Just a note: we lost the net over here for about a day so I'm playing catchup again -- I will return your emails, get your tracker numbers, let you know what's coming up, etc. as soon as possible.


c.2000 Breedlove Columbia Carved-top Mandolin

This is a friend's near-mint Breedlove Columbia model Kay-ish looking two-point, round-hole mandolin. It's a high end carved-top Breedlove and was made around 1995-2000 when the operation was still smaller and in Tumalo, Oregon. Apparently Kim Breedlove's hand was in this instrument (so says the original owner... this is now on its second owner).

All that said it's a fantastic piece of gear. My friend is selling through me simply because he doesn't want to trash it up playing rock-y gigs every other night. He's terrified of making his "Rick spot" on the top of it (as it has no pickguard). I can attest to its staying power: when he first acquired this we jammed for a few hours handing it back and forth during an impromptu acoustic show and it sure held its own over a double bass, two guitars, and another mandolin. It's got kick but it also has that sweet round-hole clarity and sustain, too.

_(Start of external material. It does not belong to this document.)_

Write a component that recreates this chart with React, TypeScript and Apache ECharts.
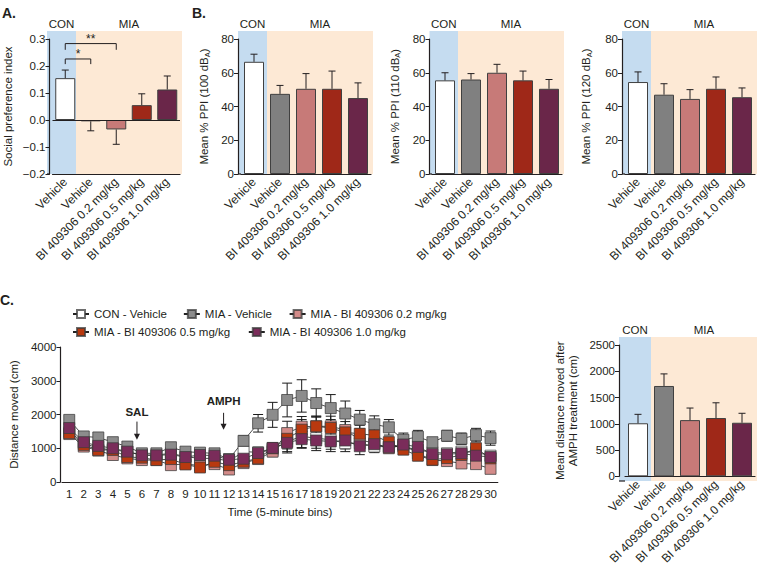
import React, { useEffect, useRef } from "react";
import * as echarts from "echarts";

const FONT = "'Liberation Sans', Arial, Helvetica, sans-serif";
const INK = "#231f20";
const BLUE = "#c5dcf0";
const ORANGE = "#fde9d5";
const FS = 11.5;

// ---------- data ----------
const groupLabels = ["Vehicle", "Vehicle", "BI 409306 0.2 mg/kg", "BI 409306 0.5 mg/kg", "BI 409306 1.0 mg/kg"];
const groupColors = ["#ffffff", "#808080", "#c77a78", "#9f2818", "#6a2649"];

const spiMean = [0.155, -0.005, -0.035, 0.055, 0.113];
const spiSem = [0.03, 0.035, 0.055, 0.042, 0.05];
const sigFrom = [0, 0];
const sigTo = [1, 2];
const sigTop = [0.226, 0.283];
const sigDrop = [0.207, 0.26];
const sigLabels = ["*", "**"];

const ppi100Mean = [66.5, 47.5, 50.5, 50.5, 45];
const ppi100Sem = [4.5, 5, 9, 10.5, 9];
const ppi110Mean = [55.5, 56, 60, 55.5, 50.5];
const ppi110Sem = [4.5, 3.5, 5, 5.5, 5.5];
const ppi120Mean = [54.5, 47, 44.5, 50.5, 45.5];
const ppi120Sem = [6, 6.5, 5.5, 7, 5.5];

const amphMean = [1010, 1720, 1070, 1110, 1020];
const amphSem = [170, 230, 230, 290, 180];

const timeBins = ["1", "2", "3", "4", "5", "6", "7", "8", "9", "10", "11", "12", "13", "14", "15",
  "16", "17", "18", "19", "20", "21", "22", "23", "24", "25", "26", "27", "28", "29", "30"];
const lineNames = ["CON - Vehicle", "MIA - Vehicle", "MIA - BI 409306 0.2 mg/kg", "MIA - BI 409306 0.5 mg/kg", "MIA - BI 409306 1.0 mg/kg"];
const lineColors = ["#ffffff", "#8c8c8c", "#d38b89", "#b9390f", "#7a2c5a"];

const conVehicle = [1500, 1150, 1000, 950, 900, 800, 800, 850, 750, 700, 700, 620, 900, 880, 950, 1200, 1350, 1300, 1250, 1150, 1150, 1050, 1050, 1050, 950, 880, 850, 900, 880, 780];
const conVehicleSem = [80, 60, 60, 60, 50, 50, 50, 60, 50, 50, 50, 50, 150, 150, 120, 300, 350, 300, 280, 250, 200, 180, 150, 150, 120, 100, 100, 100, 100, 100];
const miaVehicle = [1840, 1350, 1320, 1180, 1050, 850, 850, 1030, 900, 870, 850, 680, 1220, 1740, 1990, 2430, 2550, 2340, 2190, 2030, 1850, 1710, 1620, 1250, 1340, 1180, 1370, 1280, 1390, 1300];
const miaVehicleSem = [100, 80, 100, 70, 60, 60, 60, 80, 80, 80, 60, 60, 150, 260, 370, 500, 480, 420, 400, 370, 270, 250, 230, 200, 190, 120, 160, 170, 200, 210];
const mia02 = [1420, 1050, 930, 800, 700, 650, 650, 500, 540, 480, 530, 370, 560, 680, 900, 1450, 1640, 1650, 1650, 1540, 1250, 1150, 1000, 1100, 850, 650, 620, 550, 530, 390];
const mia02Sem = [80, 60, 60, 60, 60, 60, 60, 80, 60, 60, 60, 70, 80, 120, 150, 350, 300, 300, 300, 250, 250, 200, 150, 150, 150, 100, 100, 100, 100, 100];
const mia05 = [1450, 1100, 950, 950, 740, 720, 650, 680, 520, 430, 600, 500, 600, 700, 1000, 1280, 1550, 1650, 1600, 1470, 1430, 1380, 1180, 960, 780, 660, 710, 800, 1000, 700];
const mia05Sem = [80, 60, 60, 60, 60, 60, 60, 60, 60, 60, 60, 60, 80, 120, 150, 300, 300, 300, 250, 200, 250, 200, 150, 150, 150, 100, 100, 100, 100, 100];
const mia10 = [1600, 1180, 1070, 1000, 900, 790, 790, 810, 740, 800, 780, 660, 690, 860, 1010, 1160, 1270, 1230, 1200, 1230, 1060, 1120, 1030, 1110, 1040, 830, 820, 850, 780, 740];
const mia10Sem = [100, 60, 60, 60, 60, 60, 60, 60, 60, 60, 60, 60, 80, 120, 150, 300, 250, 300, 300, 250, 250, 200, 150, 150, 150, 100, 100, 100, 100, 100];

const lineMeans = [conVehicle, miaVehicle, mia02, mia05, mia10];
const lineSems = [conVehicleSem, miaVehicleSem, mia02Sem, mia05Sem, mia10Sem];

const annotations = [
  { label: "SAL", bin: 6.55, textV: 2080, fromV: 1790, toV: 1250 },
  { label: "AMPH", bin: 12.3, textV: 2390, fromV: 2050, toV: 1550 },
];

// ---------- layout ----------
const BAND = 26;
const barPanels = [
  { axisX: 47, gap: 3, top: 39, height: 135, min: -0.2, max: 0.3, interval: 0.1, dec: 1, name: "Social preference index", nameGap: 35, mean: spiMean, sem: spiSem },
  { axisX: 238, gap: 3, top: 39, height: 135, min: 0, max: 80, interval: 20, dec: 0, name: "Mean % PPI (100 dB{s|A})", nameGap: 27, mean: ppi100Mean, sem: ppi100Sem },
  { axisX: 429.5, gap: 2.5, top: 39, height: 135, min: 0, max: 80, interval: 20, dec: 0, name: "Mean % PPI (110 dB{s|A})", nameGap: 28, mean: ppi110Mean, sem: ppi110Sem },
  { axisX: 622, gap: 3, top: 39, height: 135, min: 0, max: 80, interval: 20, dec: 0, name: "Mean % PPI (120 dB{s|A})", nameGap: 29, mean: ppi120Mean, sem: ppi120Sem },
  { axisX: 619, gap: 6, top: 345, height: 136, min: 0, max: 2500, interval: 500, dec: 0, name: "Mean distance moved after\nAMPH treatment (cm)", nameGap: 39, mean: amphMean, sem: amphSem },
];
const LINE = { left: 45.8, top: 347, width: 452, height: 135, max: 4000 };

function fmt(v: number, dec: number) {
  if (Math.abs(v) < 1e-9) return (0).toFixed(dec);
  const s = Math.abs(v).toFixed(dec);
  return v < 0 ? "\u2212" + s : s;
}

function barErr(params: any, api: any) {
  const x = api.value(0), m = api.value(1), e = api.value(2);
  const end = m >= 0 ? m + e : m - e;
  const p0 = api.coord([x, m]);
  const p1 = api.coord([x, end]);
  const hw = 3.5;
  const st = { stroke: INK, lineWidth: 1 };
  return {
    type: "group",
    children: [
      { type: "line", shape: { x1: p0[0], y1: p0[1], x2: p1[0], y2: p1[1] }, style: st },
      { type: "line", shape: { x1: p1[0] - hw, y1: p1[1], x2: p1[0] + hw, y2: p1[1] }, style: st },
    ],
  };
}

function lineErr(params: any, api: any) {
  const x = api.value(0), m = api.value(1), e = api.value(2);
  const t = api.coord([x, m + e]);
  const b = api.coord([x, m - e]);
  const hw = 5;
  const st = { stroke: "#1a1a1a", lineWidth: 1 };
  return {
    type: "group",
    children: [
      { type: "line", shape: { x1: t[0], y1: t[1], x2: b[0], y2: b[1] }, style: st },
      { type: "line", shape: { x1: t[0] - hw, y1: t[1], x2: t[0] + hw, y2: t[1] }, style: st },
      { type: "line", shape: { x1: b[0] - hw, y1: b[1], x2: b[0] + hw, y2: b[1] }, style: st },
    ],
  };
}

function sigItem(params: any, api: any) {
  const a = api.value(0), b = api.value(1), t = api.value(2), d = api.value(3);
  const p1 = api.coord([a, d]), p2 = api.coord([a, t]), p3 = api.coord([b, t]), p4 = api.coord([b, d]);
  return {
    type: "group",
    children: [
      { type: "polyline", shape: { points: [p1, p2, p3, p4] }, style: { stroke: INK, lineWidth: 1, fill: "none" } },
      {
        type: "text", x: (p2[0] + p3[0]) / 2, y: p2[1] + 1,
        style: { text: sigLabels[params.dataIndex], fill: INK, font: `12px ${FONT}`, align: "center", verticalAlign: "bottom" },
      },
    ],
  };
}

function buildOption() {
  const grids: any[] = [];
  const xAxes: any[] = [];
  const yAxes: any[] = [];
  const series: any[] = [];
  const graphics: any[] = [];
  const txt = (size: number, bold = false) => `${bold ? "bold " : ""}${size}px ${FONT}`;

  barPanels.forEach((p, i) => {
    const left = p.axisX + p.gap;
    const width = BAND * 5;
    grids.push({ left, top: p.top, width, height: p.height });
    xAxes.push({
      gridIndex: i, type: "category", data: groupLabels,
      axisLine: { onZero: false, lineStyle: { color: INK, width: 1.2 } },
      axisTick: { alignWithLabel: true, length: 4, lineStyle: { color: INK } },
      axisLabel: { interval: 0, rotate: 45, fontSize: 12, color: INK, fontFamily: FONT, margin: 6 },
    });
    yAxes.push({
      gridIndex: i, type: "value", min: p.min, max: p.max, interval: p.interval, offset: p.gap,
      axisLine: { show: true, lineStyle: { color: INK, width: 1.2 } },
      axisTick: { show: true, length: 4, lineStyle: { color: INK } },
      splitLine: { show: false },
      axisLabel: { fontSize: FS, color: INK, fontFamily: FONT, margin: 4, formatter: (v: number) => fmt(v, p.dec) },
      name: p.name, nameLocation: "middle", nameGap: p.nameGap,
      nameTextStyle: {
        fontSize: FS, color: INK, fontFamily: FONT, lineHeight: 13.5,
        rich: { s: { fontSize: 7.5, color: INK, fontFamily: FONT, verticalAlign: "bottom" } },
      },
    });
    series.push({
      type: "bar", xAxisIndex: i, yAxisIndex: i, barWidth: 20, z: 2,
      data: p.mean.map((v, j) => ({ value: v, itemStyle: { color: groupColors[j] } })),
      itemStyle: { borderColor: "#404040", borderWidth: 1 },
      markLine: p.min < 0 ? {
        silent: true, symbol: "none", label: { show: false },
        lineStyle: { color: INK, type: "solid", width: 1.2 },
        data: [{ yAxis: 0 }],
      } : undefined,
    });
    series.push({
      type: "custom", xAxisIndex: i, yAxisIndex: i, z: 3, renderItem: barErr,
      data: p.mean.map((m, j) => [j, m, p.sem[j]]),
    });
    const blueR = left + BAND;
    const orangeR = Math.min(757, left + width + 2);
    graphics.push({ type: "rect", z: -10, silent: true, shape: { x: p.axisX, y: p.top - 8, width: blueR - p.axisX, height: p.height + 8 }, style: { fill: BLUE } });
    graphics.push({ type: "rect", z: -10, silent: true, shape: { x: blueR, y: p.top - 8, width: orangeR - blueR, height: p.height + 8 }, style: { fill: ORANGE } });
    graphics.push({ type: "line", z: 5, silent: true, shape: { x1: p.axisX, y1: p.top + p.height, x2: left, y2: p.top + p.height }, style: { stroke: INK, lineWidth: 1.2 } });
    graphics.push({ type: "text", x: (p.axisX + blueR) / 2, y: p.top - 15, style: { text: "CON", font: txt(FS), fill: INK, align: "center", verticalAlign: "middle" } });
    graphics.push({ type: "text", x: (blueR + orangeR) / 2, y: p.top - 15, style: { text: "MIA", font: txt(FS), fill: INK, align: "center", verticalAlign: "middle" } });
  });

  series.push({
    type: "custom", xAxisIndex: 0, yAxisIndex: 0, z: 4, renderItem: sigItem,
    data: sigFrom.map((a, k) => [a, sigTo[k], sigTop[k], sigDrop[k]]),
  });

  // line chart (panel C left)
  const li = barPanels.length;
  grids.push({ left: LINE.left, top: LINE.top, width: LINE.width, height: LINE.height });
  xAxes.push({
    gridIndex: li, type: "category", data: timeBins,
    axisLine: { onZero: false, lineStyle: { color: INK, width: 1.2 } },
    axisTick: { alignWithLabel: true, interval: 0, length: 4, lineStyle: { color: INK } },
    axisLabel: { interval: 0, fontSize: FS, color: INK, fontFamily: FONT, margin: 6 },
    name: "Time (5-minute bins)", nameLocation: "middle", nameGap: 24,
    nameTextStyle: { fontSize: FS, color: INK, fontFamily: FONT },
  });
  yAxes.push({
    gridIndex: li, type: "value", min: 0, max: LINE.max, interval: 1000, offset: 1.5,
    axisLine: { show: true, lineStyle: { color: INK, width: 1.2 } },
    axisTick: { show: true, length: 4, lineStyle: { color: INK } },
    splitLine: { show: false },
    axisLabel: { fontSize: FS, color: INK, fontFamily: FONT, margin: 4, formatter: (v: number) => String(v) },
    name: "Distance moved (cm)", nameLocation: "middle", nameGap: 36,
    nameTextStyle: { fontSize: FS, color: INK, fontFamily: FONT },
  });
  lineMeans.forEach((m, g) => {
    series.push({
      type: "custom", name: "err" + g, xAxisIndex: li, yAxisIndex: li, z: 2, renderItem: lineErr,
      data: m.map((v, j) => [j, v, lineSems[g][j]]),
    });
    series.push({
      type: "line", name: lineNames[g], xAxisIndex: li, yAxisIndex: li, z: 2,
      data: m, symbol: "rect", symbolSize: 11,
      itemStyle: { color: lineColors[g], borderColor: "rgba(60,60,60,0.75)", borderWidth: 1 },
      lineStyle: { color: "#222", width: 0.8 },
    });
  });

  const lx = (b: number) => LINE.left + (b - 0.5) * (LINE.width / timeBins.length);
  const ly = (v: number) => LINE.top + (1 - v / LINE.max) * LINE.height;
  annotations.forEach((a) => {
    const x = lx(a.bin);
    const y0 = ly(a.fromV), y1 = ly(a.toV);
    graphics.push({ type: "text", x, y: ly(a.textV), style: { text: a.label, font: txt(FS, true), fill: INK, align: "center", verticalAlign: "middle" } });
    graphics.push({ type: "line", shape: { x1: x, y1: y0, x2: x, y2: y1 - 4 }, style: { stroke: INK, lineWidth: 1 } });
    graphics.push({ type: "polygon", shape: { points: [[x - 3, y1 - 6], [x + 3, y1 - 6], [x, y1]] }, style: { fill: INK } });
  });

  graphics.push({ type: "text", x: 2, y: 13, style: { text: "A.", font: txt(14, true), fill: INK, verticalAlign: "middle" } });
  graphics.push({ type: "text", x: 192, y: 13, style: { text: "B.", font: txt(14, true), fill: INK, verticalAlign: "middle" } });
  graphics.push({ type: "text", x: 0, y: 300, style: { text: "C.", font: txt(14, true), fill: INK, verticalAlign: "middle" } });

  const legendBase = {
    left: 67, itemWidth: 16, itemHeight: 10, selectedMode: false,
    textStyle: { fontSize: FS, color: INK, fontFamily: FONT },
  };

  return {
    animation: false,
    backgroundColor: "#ffffff",
    textStyle: { fontFamily: FONT },
    grid: grids,
    xAxis: xAxes,
    yAxis: yAxes,
    legend: [
      { ...legendBase, top: 303, itemGap: 16, data: lineNames.slice(0, 3) },
      { ...legendBase, top: 321, itemGap: 17, data: lineNames.slice(3) },
    ],
    graphic: graphics,
    series,
  };
}

export default function App() {
  const ref = useRef<HTMLDivElement>(null);
  useEffect(() => {
    document.body.style.margin = "0";
    const chart = echarts.init(ref.current!, null, { renderer: "svg" });
    chart.setOption(buildOption() as any);
    return () => chart.dispose();
  }, []);
  return <div ref={ref} style={{ width: 758, height: 567 }} />;
}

c.1930 Harmony Size 5 Tenor Guitar

Watch it, tenor guitar fans! This is a cutie. I worked on this for a customer back in 2011 (neck reset, fret work, blah blah) and just got it back in trade for work done on more recent finds. Since it's been back I've clamped up one loose seam, given it a fresh fret level/dress, installed some guitar-style tuners at the headstock, added additional bridge plate material, and installed a new fret saddle.

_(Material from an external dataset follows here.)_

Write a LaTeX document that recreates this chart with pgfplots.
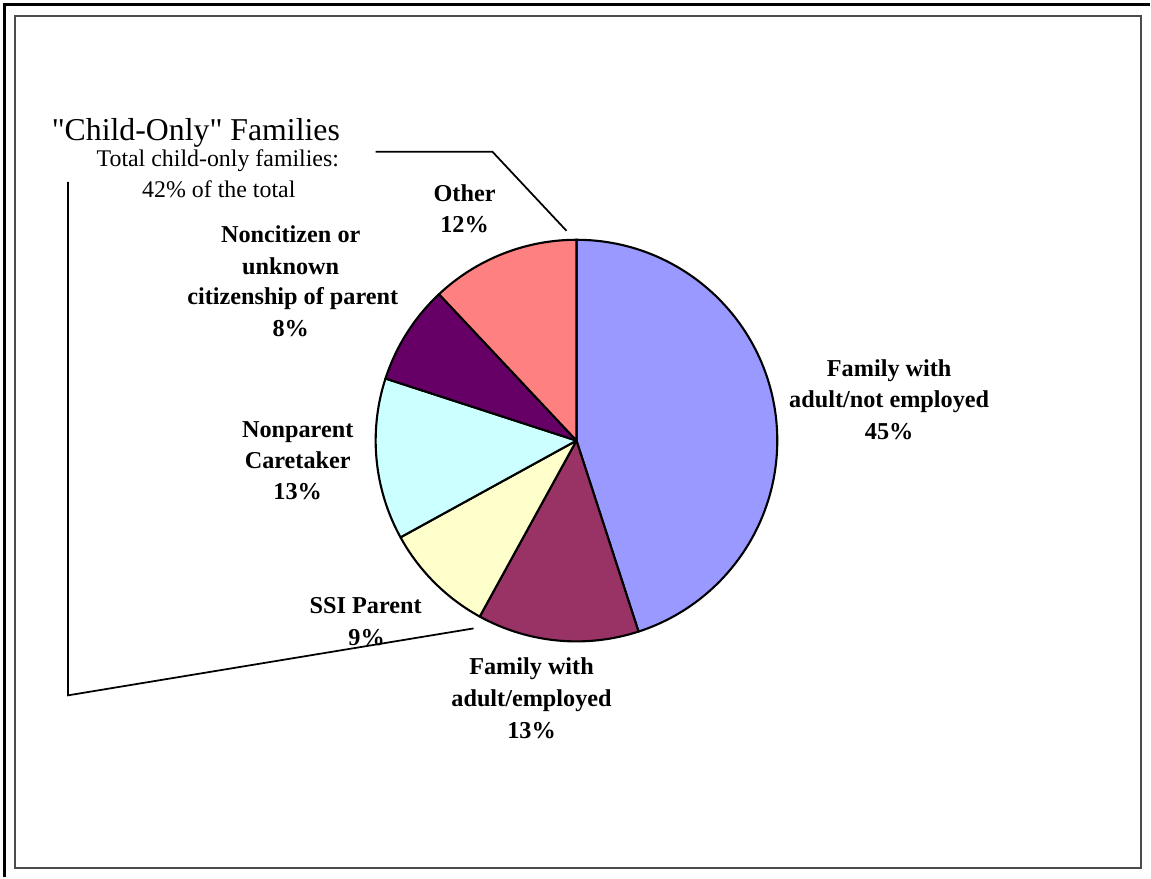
\documentclass[border=0pt]{standalone}
\usepackage{pgfplots}
\pgfplotsset{compat=1.18}
\usepackage{pgfplotstable}
\usepackage{fontspec}
\setmainfont{Liberation Serif}
\newfontfamily\titlefont{Liberation Serif}

\definecolor{notemp}{HTML}{9999FF}
\definecolor{emp}{HTML}{993366}
\definecolor{ssi}{HTML}{FFFFCC}
\definecolor{nonpar}{HTML}{CCFFFF}
\definecolor{noncit}{HTML}{660066}
\definecolor{other}{HTML}{FF8080}

% shares in percent, clockwise from 12 o'clock
\pgfplotstableread{
share colour
45 notemp
13 emp
9 ssi
13 nonpar
8 noncit
12 other
}\slices

\newcommand\lab{\fontsize{6.9pt}{8pt}\selectfont\bfseries}
\newcommand\sub{\fontsize{6.8pt}{8pt}\selectfont}

\begin{document}
\begin{tikzpicture}
\begin{axis}[
    width=11.51cm, height=8.78cm,
    scale only axis,
    xmin=0, xmax=1151,
    ymin=0, ymax=878,
    y dir=reverse,
    axis lines=none,
    clip=false,
]
\addplot[draw=none] coordinates {(577,441)};
\path (axis cs:0,0) rectangle (axis cs:1151,878);

% frames
\draw[line width=0.6pt] (axis cs:4.5,878) -- (axis cs:4.5,4.5) -- (axis cs:1151,4.5);
\draw[black!70, line width=0.45pt] (axis cs:15,16) rectangle (axis cs:1142,869);

% pie slices
\pgfmathsetmacro\cum{0}
\pgfplotsforeachungrouped \i in {0,...,5} {
    \pgfplotstablegetelem{\i}{share}\of\slices
    \let\v\pgfplotsretval
    \pgfplotstablegetelem{\i}{colour}\of\slices
    \let\c\pgfplotsretval
    \pgfmathsetmacro\a{90-3.6*\cum}
    \pgfmathsetmacro\b{90-3.6*(\cum+\v)}
    \edef\temp{\noexpand\filldraw[fill=\c, draw=black, line width=0.6pt, line join=round]
        (axis cs:577,441) -- ++(\a:2.01cm) arc[start angle=\a, end angle=\b, radius=2.01cm] -- cycle;}
    \temp
    \pgfmathsetmacro\cum{\cum+\v}
}

% callout lines
\draw[line width=0.5pt] (axis cs:376,152) -- (axis cs:493,152) -- (axis cs:567,231);
\draw[line width=0.5pt] (axis cs:68,182) -- (axis cs:68,696) -- (axis cs:474,629);

% title block
\node[anchor=base, font=\titlefont\fontsize{9.05pt}{11pt}\selectfont] at (axis cs:196,141) {\textquotedbl Child-Only\textquotedbl\ Families};
\node[anchor=base, font=\sub] at (axis cs:218,167) {Total child-only families:};
\node[anchor=base, font=\sub] at (axis cs:219,198) {42\% of the total};

% slice labels
\node[anchor=base, font=\lab] at (axis cs:890,377) {Family with};
\node[anchor=base, font=\lab] at (axis cs:890,408) {adult/not employed};
\node[anchor=base, font=\lab] at (axis cs:890,440) {45\%};

\node[anchor=base, font=\lab] at (axis cs:532,675) {Family with};
\node[anchor=base, font=\lab] at (axis cs:532,707) {adult/employed};
\node[anchor=base, font=\lab] at (axis cs:532,739) {13\%};

\node[anchor=base, font=\lab] at (axis cs:366,614) {SSI Parent};
\node[anchor=base, font=\lab] at (axis cs:367,646) {9\%};

\node[anchor=base, font=\lab] at (axis cs:298,438) {Nonparent};
\node[anchor=base, font=\lab] at (axis cs:298,469) {Caretaker};
\node[anchor=base, font=\lab] at (axis cs:298,500) {13\%};

\node[anchor=base, font=\lab] at (axis cs:291,243) {Noncitizen or};
\node[anchor=base, font=\lab] at (axis cs:291,275) {unknown};
\node[anchor=base, font=\lab] at (axis cs:293,305) {citizenship of parent};
\node[anchor=base, font=\lab] at (axis cs:291,337) {8\%};

\node[anchor=base, font=\lab] at (axis cs:465,202) {Other};
\node[anchor=base, font=\lab] at (axis cs:465,233) {12\%};
\end{axis}
\end{tikzpicture}
\end{document}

If you're in the market for a full-sounding 12-fret tenor guitar that's only a bit larger than a baritone uke: here she is. I currently have it strung "Chicago" DGBE and it sounds tops. Just like other period Harmony guitar-family instruments, the sound is loud, full, slightly bright, but with a sweet warmth. It begs to be fingerpicked. Also just like other period Harmony guitar-family instruments... even after a neck set the bridge needed to be taken down somewhat in its front area to account for the fact that over time these instruments "belly" a bit directly upward. It's done bellying, however, as the action has remained perfectly at 1/16" at the 12th fret since my original work in 2011.